Intel® Parallel Studio XE installations on HPC cluster environmentt

ahmad__haseeb · ‎03-09-2020

Dear intel team and users, I was trying to install the intel parallel studio cluster 2019 edition on my university HPC cluster. In fact, on head-node, we already had this intel product and later we added the 6 nodes to the main node. Now, we have 6 nodes cluster with a head node. I have proceeded according to the intel installation guide. But setup failed error came and a log file was created (attached here). The setup was successfully picking up the nodes from machines.LINUX file and we were doing this as a root user. The only thing which makes me doubtful is that setup was looking for /opt/intel on nodes while on the head node it was installed on some other directory (/export/installs/) but this was a common and shared directory. Any help in this regard will be highly appreciated.

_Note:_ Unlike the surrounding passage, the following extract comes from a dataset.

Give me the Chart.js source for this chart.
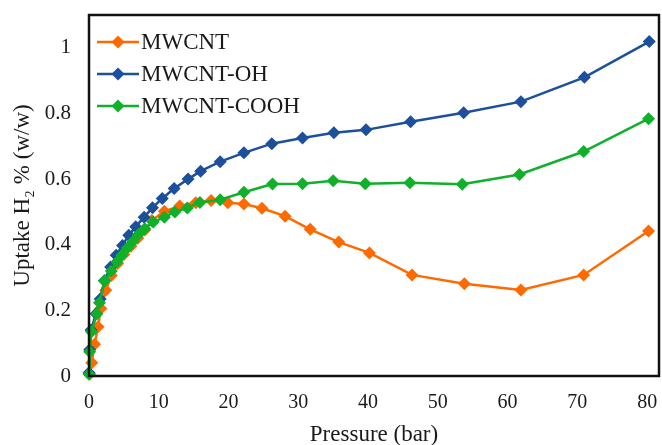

I did the test to check the presence of ifort on nodes, interestingly sometimes it correctly prints the path and load the intel on nodes and sometimes it produces the error! Can someone please guide me on the procedure and what I am doing wrong here?

Regards,

Haseeb Ahmad

PrasanthD_intel · ‎03-10-2020

Hi ,

From the log file , it seems that the installation got failed due to unavailability of disk space. Is there enough space on the nodes for the installation of software?. The minumum requirement for cluster edition is 16GB (https://software.intel.com/en-us/parallel-studio-xe/documentation/system-requirements) .

Could you please check on this.

This might be a reason for failure of installation.

Thanks

Prasanth

PrasanthD_intel · ‎03-17-2020

Hi,

Is your problem resolved? Have you checked for free space in your nodes?

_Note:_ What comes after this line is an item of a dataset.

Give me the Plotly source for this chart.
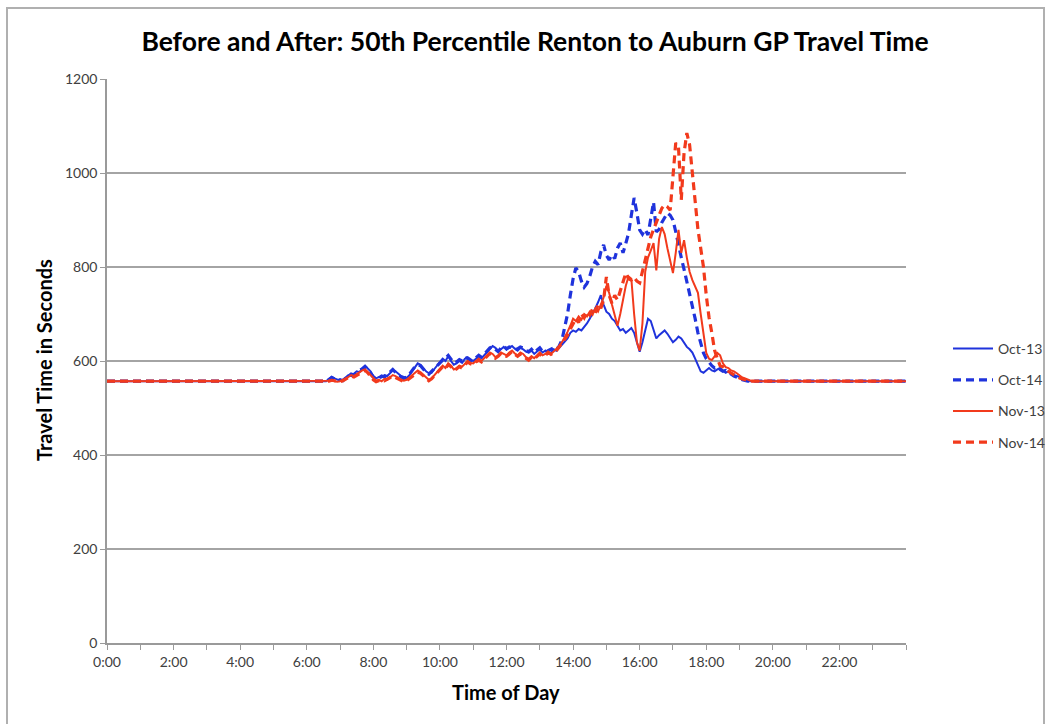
import plotly.graph_objects as go

# ---------------- data ----------------
BASELINE = 557
START_H = 6.5           # first detailed sample 6:30
STEP_MIN = 5            # 5-minute samples through 19:30

TICK_HOURS = [0, 2, 4, 6, 8, 10, 12, 14, 16, 18, 20, 22]
TICK_LABELS = ["0:00", "2:00", "4:00", "6:00", "8:00", "10:00",
               "12:00", "14:00", "16:00", "18:00", "20:00", "22:00"]

oct13 = [
    557, 557, 562, 566, 563, 560,
    558, 560, 565, 570, 568, 574, 578, 576, 585, 590, 584, 578,
    568, 563, 566, 565, 570, 568, 574, 580, 578, 572, 568, 566,
    564, 570, 578, 585, 595, 592, 585, 578, 574, 575, 583, 590,
    598, 605, 600, 610, 600, 592, 595, 600, 596, 605, 608, 603,
    600, 605, 610, 606, 612, 618, 625, 632, 628, 622, 625, 630,
    624, 628, 632, 626, 622, 628, 625, 620, 618, 622, 615, 620,
    625, 618, 622, 615, 618, 625, 622, 628, 635, 640, 648, 660,
    665, 662, 668, 665, 672, 680, 690, 700, 712, 725, 740, 720,
    705, 700, 690, 685, 675, 665, 668, 660, 665, 670, 660, 640,
    620, 640, 665, 690, 685, 665, 648, 655, 660, 665, 658, 650,
    640, 645, 652, 648, 640, 630, 625, 618, 605, 590, 578, 575,
    580, 585, 580, 578, 582, 585, 580, 575, 578, 572, 570, 568,
    566, 562, 560, 558, 557, 557, 557,
]

oct14 = [
    557, 557, 560, 565, 562, 558,
    560, 558, 563, 568, 572, 570, 576, 580, 583, 588, 582, 575,
    566, 562, 564, 568, 566, 571, 576, 582, 576, 570, 566, 563,
    566, 572, 580, 588, 592, 590, 583, 576, 572, 578, 585, 592,
    596, 602, 606, 612, 604, 596, 598, 603, 600, 608, 605, 600,
    602, 608, 612, 608, 615, 620, 628, 630, 625, 620, 628, 632,
    626, 630, 628, 624, 626, 630, 628, 622, 620, 625, 618, 622,
    628, 620, 618, 622, 625, 628, 625, 632, 645, 670, 700, 740,
    775, 798, 790, 770, 757, 765, 780, 800, 812, 805, 832, 847,
    825, 815, 826, 818, 840, 851, 830, 850, 872, 910, 947, 915,
    879, 870, 880, 868, 900, 938, 875, 880, 895, 905, 915, 910,
    900, 875, 845, 820, 795, 770, 740, 715, 690, 660, 635, 617,
    605, 596, 590, 585, 588, 582, 578, 580, 575, 572, 568, 566,
    563, 560, 558, 557, 557, 557, 557,
]

nov13 = [
    557, 557, 558, 560, 557, 556,
    557, 560, 562, 566, 570, 568, 572, 575, 580, 582, 576, 570,
    562, 558, 560, 557, 562, 560, 565, 570, 568, 564, 560, 558,
    560, 565, 570, 575, 580, 576, 570, 566, 560, 563, 570, 578,
    585, 590, 585, 595, 590, 582, 585, 590, 588, 595, 600, 596,
    595, 600, 605, 600, 606, 612, 618, 615, 608, 612, 618, 615,
    612, 618, 622, 616, 612, 618, 615, 608, 605, 610, 606, 612,
    618, 612, 615, 620, 615, 620, 625, 632, 640, 650, 662, 675,
    690, 685, 695, 688, 700, 695, 705, 698, 712, 705, 720, 735,
    760, 745, 720, 700, 675, 700, 730, 760, 780, 775, 700, 640,
    622, 680, 790, 820, 835, 851, 793, 860, 885, 870, 840, 810,
    787, 830, 879, 830, 857, 820, 790, 772, 760, 745, 700, 660,
    617, 605, 602, 610, 617, 612, 595, 587, 585, 580, 578, 574,
    570, 565, 563, 560, 558, 557, 557,
]

nov14 = [
    557, 557, 557, 559, 558, 557,
    556, 558, 561, 564, 568, 566, 570, 574, 578, 580, 575, 568,
    560, 556, 558, 560, 558, 562, 566, 568, 565, 562, 558, 556,
    558, 562, 568, 572, 576, 574, 568, 562, 558, 562, 568, 575,
    582, 588, 584, 592, 588, 580, 583, 588, 585, 592, 598, 594,
    592, 598, 602, 598, 604, 610, 616, 612, 606, 610, 616, 612,
    610, 615, 620, 614, 610, 615, 612, 606, 602, 608, 604, 610,
    615, 610, 612, 618, 614, 618, 622, 630, 638, 648, 655, 668,
    680, 690, 682, 700, 692, 705, 698, 710, 702, 720, 712, 730,
    779, 740, 723, 740, 730, 750, 770, 787, 775, 772, 778, 770,
    766, 790, 815, 840, 864, 880, 895, 910, 925, 932, 928, 921,
    990, 1064, 1055, 943, 1043, 1085, 1060, 1000, 930, 880, 840, 800,
    740, 693, 660, 623, 605, 590, 588, 582, 578, 574, 570, 567,
    564, 562, 560, 558, 557, 557, 557,
]

series = [
    ("Oct-13", oct13, "#1f33dc", "solid", 2),
    ("Oct-14", oct14, "#1f33dc", "8px,5px", 3.2),
    ("Nov-13", nov13, "#f23a1c", "solid", 2),
    ("Nov-14", nov14, "#f23a1c", "8px,5px", 3.2),
]

FONT = "Lato, 'Open Sans', sans-serif"

fig = go.Figure()
for i, (name, vals, color, dash, width) in enumerate(series):
    xs = [0.0] + [START_H + k * STEP_MIN / 60 for k in range(len(vals))] + [24.0]
    ys = [BASELINE] + vals + [BASELINE]
    fig.add_trace(go.Scatter(
        x=xs, y=ys, mode="lines", name=name, legendgroup=name,
        line=dict(color=color, dash=dash, width=width),
    ))

# plot-area pixel geometry
L, R, T, B = 107, 146, 79, 81
W, H = 1052, 724
pw, ph = W - L - R, H - T - B

def px_x(p):
    return (p - L) / pw

def px_y(p):
    return (H - B - p) / ph

fig.update_layout(
    width=W, height=H,
    margin=dict(l=L, r=R, t=T, b=B, autoexpand=False),
    paper_bgcolor="white", plot_bgcolor="white",
    font=dict(family=FONT, size=14, color="#404040"),
    title=dict(
        text="<b>Before and After: 50th Percentile Renton to Auburn GP Travel Time</b>",
        x=535 / W, xanchor="center", y=1 - 42 / H, yanchor="middle",
        font=dict(family=FONT, size=26.5, color="#000000"),
    ),
    xaxis=dict(
        range=[0, 24], tickvals=TICK_HOURS, ticktext=TICK_LABELS,
        showgrid=False, zeroline=False,
        showline=True, linecolor="#9a9a9a", linewidth=1.5,
        ticks="outside", ticklen=5, tickcolor="#9a9a9a",
        minor=dict(dtick=1, tick0=0, ticks="outside", ticklen=5, tickcolor="#9a9a9a"),
        tickfont=dict(size=14, color="#404040"),
    ),
    yaxis=dict(
        range=[0, 1200], dtick=200,
        showgrid=True, gridcolor="#a4a4a4", gridwidth=1.6,
        zeroline=False,
        showline=True, linecolor="#9a9a9a", linewidth=1.5,
        ticks="outside", ticklen=5, tickcolor="#9a9a9a",
        tickfont=dict(size=14, color="#404040"),
    ),
    legend=dict(
        x=px_x(948), y=px_y(333), xanchor="left", yanchor="top",
        font=dict(size=14, color="#404040"),
        bgcolor="rgba(0,0,0,0)", tracegroupgap=10, itemwidth=40,
    ),
    showlegend=True,
)

fig.add_annotation(
    text="<b>Travel Time in Seconds</b>", textangle=-90,
    xref="paper", yref="paper", x=px_x(44), y=px_y(360),
    xanchor="center", yanchor="middle", showarrow=False,
    font=dict(family=FONT, size=20, color="#000000"),
)
fig.add_annotation(
    text="<b>Time of Day</b>",
    xref="paper", yref="paper", x=px_x(506), y=px_y(692),
    xanchor="center", yanchor="middle", showarrow=False,
    font=dict(family=FONT, size=20, color="#000000"),
)

# chart-area border
fig.add_shape(
    type="rect", xref="paper", yref="paper",
    x0=px_x(7), x1=px_x(1044), y0=px_y(745), y1=px_y(8),
    line=dict(color="#b0b0b0", width=2), fillcolor="rgba(0,0,0,0)", layer="below",
)

fig.write_html(
    "out.html",
    config={"displayModeBar": False},
    post_script="document.body.style.margin='0';document.body.style.overflow='hidden';",
)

Please reach out to us if you are facing any problems.

Thanks

Prasanth

ahmad__haseeb · ‎03-22-2020

Dear Prasanth, Yes I have had checked the disk status of all the nodes in my cluster. I have found that plenty of Free space was available in each node but the partitions of some of the nodes were not showing on the NFS/shared partition list. So, I thought that might be the problem. To see it I modified my machine.LINUX file and listed only those nodes which have shared partition active. Then run the intel setup again but the setup didn't find anything to install which means that originally it was installed on the nodes which the setup could access! Am I right? I had the fear also that is my installation successful or not?

Q2: If I add more nodes in the future then should I update the machine.LINUX file and run the setup again? And what if I want to update the ifort to the new version? Should I delete the /opt/intel first from the head node and redo all the installations?

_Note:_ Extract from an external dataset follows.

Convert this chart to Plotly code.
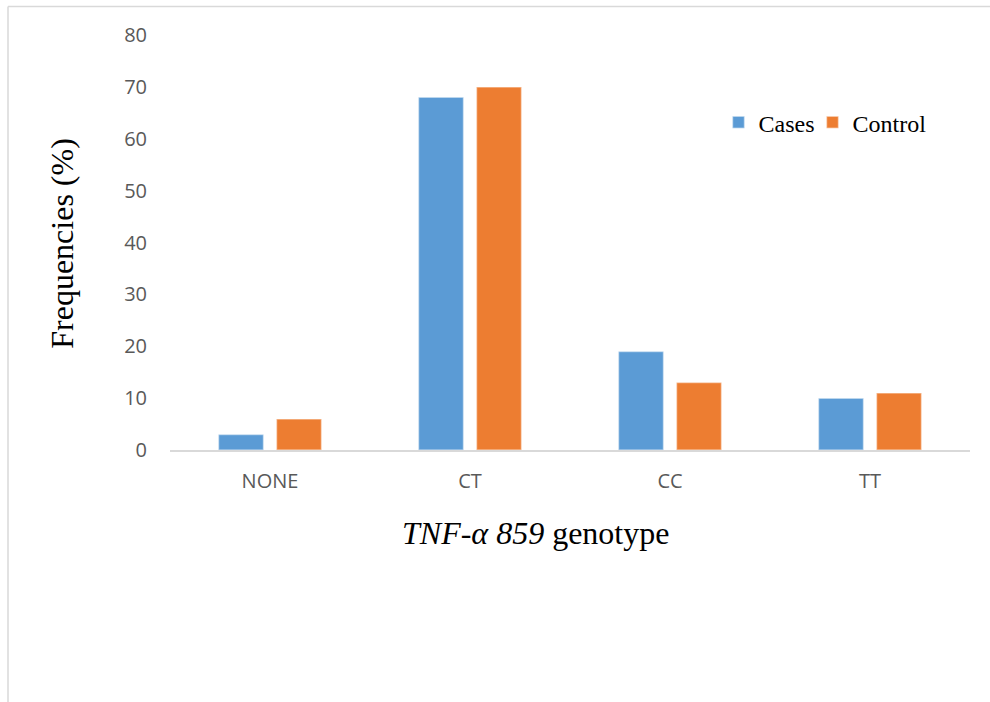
import plotly.graph_objects as go

# Genotype categories and frequency (%) per group
genotypes = ["NONE", "CT", "CC", "TT"]
cases = [3, 68, 19, 10]
control = [6, 70, 13, 11]
y_ticks = [0, 10, 20, 30, 40, 50, 60, 70, 80]

BLUE = "#5B9BD5"
ORANGE = "#ED7D31"
SERIF = "Liberation Serif, Times New Roman, serif"
SANS = "Open Sans, Calibri, sans-serif"

fig = go.Figure()
fig.add_trace(go.Bar(
    x=genotypes, y=cases, name="Cases", legend="legend",
    marker=dict(color=BLUE, line=dict(color="rgba(255,255,255,0.45)", width=1.5)),
))
fig.add_trace(go.Bar(
    x=genotypes, y=control, name="Control", legend="legend2",
    marker=dict(color=ORANGE, line=dict(color="rgba(255,255,255,0.45)", width=1.5)),
))

# frame lines along the top and left edge of the figure
fig.add_shape(type="line", xref="paper", yref="paper",
              x0=-0.2025, x1=1.03, y0=1.0688, y1=1.0688,
              line=dict(color="#d9d9d9", width=1.5))
fig.add_shape(type="line", xref="paper", yref="paper",
              x0=-0.2025, x1=-0.2025, y0=1.0688, y1=-0.61,
              line=dict(color="#d9d9d9", width=1.5))

fig.add_annotation(
    text="Frequencies (%)", textangle=-90, showarrow=False,
    xref="paper", yref="paper", x=(62 - 170) / 800, y=(450 - 244) / 414.5,
    xanchor="center", yanchor="middle",
    font=dict(family=SERIF, size=32, color="black"),
)
fig.add_annotation(
    text="<i>TNF-α 859</i> genotype", showarrow=False,
    xref="paper", yref="paper", x=(535 - 170) / 800, y=(450 - 533) / 414.5,
    xanchor="center", yanchor="middle",
    font=dict(family=SERIF, size=32, color="black"),
)

legend_style = dict(
    orientation="h", xanchor="left", yanchor="middle",
    y=(450 - 123) / 414.5,
    font=dict(family=SERIF, size=24, color="black"),
    itemwidth=30, bgcolor="rgba(0,0,0,0)",
)

fig.update_layout(
    width=990, height=702,
    margin=dict(l=170, r=20, t=35, b=252),
    paper_bgcolor="white", plot_bgcolor="white",
    barmode="group", bargap=0.42, bargroupgap=0.224,
    showlegend=True,
    legend=dict(x=(718.5 - 170) / 800, **legend_style),
    legend2=dict(x=(812.5 - 170) / 800, **legend_style),
    xaxis=dict(
        showgrid=False, zeroline=False, showline=True, linecolor="#d9d9d9", linewidth=1.5,
        ticks="", tickfont=dict(family=SANS, size=20, color="#595959"),
        ticklabelstandoff=12,
    ),
    yaxis=dict(
        range=[0, 80], tickvals=y_ticks, showgrid=False, zeroline=False, showline=False,
        ticks="", tickfont=dict(family=SANS, size=20, color="#595959"),
        ticklabelstandoff=22,
    ),
)

fig.write_html("out.html")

Moreover, I was getting some mpi aborted errors which I will post if I couldn't solve that issue.

Many thanks,

Haseeb Ahmad.

ahmad__haseeb · ‎03-26-2020

Dear Prasanth,

I am facing the following mpi error: I was using two nodes via slurm job script.But here it is listing more nodes also...

Abort(67708674) on node 0 (rank 0 in comm 0): Fatal error in PMPI_Allreduce: Invalid count, error stack:
PMPI_Allreduce(448): MPI_Allreduce(sbuf=0x7fd292591700, rbuf=0x7fdb9d6f2d00, count=-2104727296, MPI_COMPLEX, MPI_SUM, MPI_COMM_WORLD) failed
PMPI_Allreduce(389): Negative count, value is -2104727296
Abort(134817538) on node 2 (rank 2 in comm 0): Fatal error in PMPI_Allreduce: Invalid count, error stack:
PMPI_Allreduce(448): MPI_Allreduce(sbuf=0x7f6c2d84c700, rbuf=0x7f753884ad00, count=-2104727296, MPI_COMPLEX, MPI_SUM, MPI_COMM_WORLD) failed
PMPI_Allreduce(389): Negative count, value is -2104727296
Abort(403252994) on node 1 (rank 1 in comm 0): Fatal error in PMPI_Allreduce: Invalid count, error stack:
PMPI_Allreduce(448): MPI_Allreduce(sbuf=0x7f3e62e00700, rbuf=0x7f477d812d00, count=-2104727296, MPI_COMPLEX, MPI_SUM, MPI_COMM_WORLD) failed
PMPI_Allreduce(389): Negative count, value is -2104727296
Abort(604579586) on node 3 (rank 3 in comm 0): Fatal error in PMPI_Allreduce: Invalid count, error stack:
PMPI_Allreduce(448): MPI_Allreduce(sbuf=0x7f85328e4700, rbuf=0x7f8e28456d00, count=-2104727296, MPI_COMPLEX, MPI_SUM, MPI_COMM_WORLD) failed
PMPI_Allreduce(389): Negative count, value is -2104727296
[cli_2]: readline failed

PrasanthD_intel · ‎03-27-2020

Hi Haseeb,

Do the following :

1)Install the parallel studio in the shared file system (/nfs) once.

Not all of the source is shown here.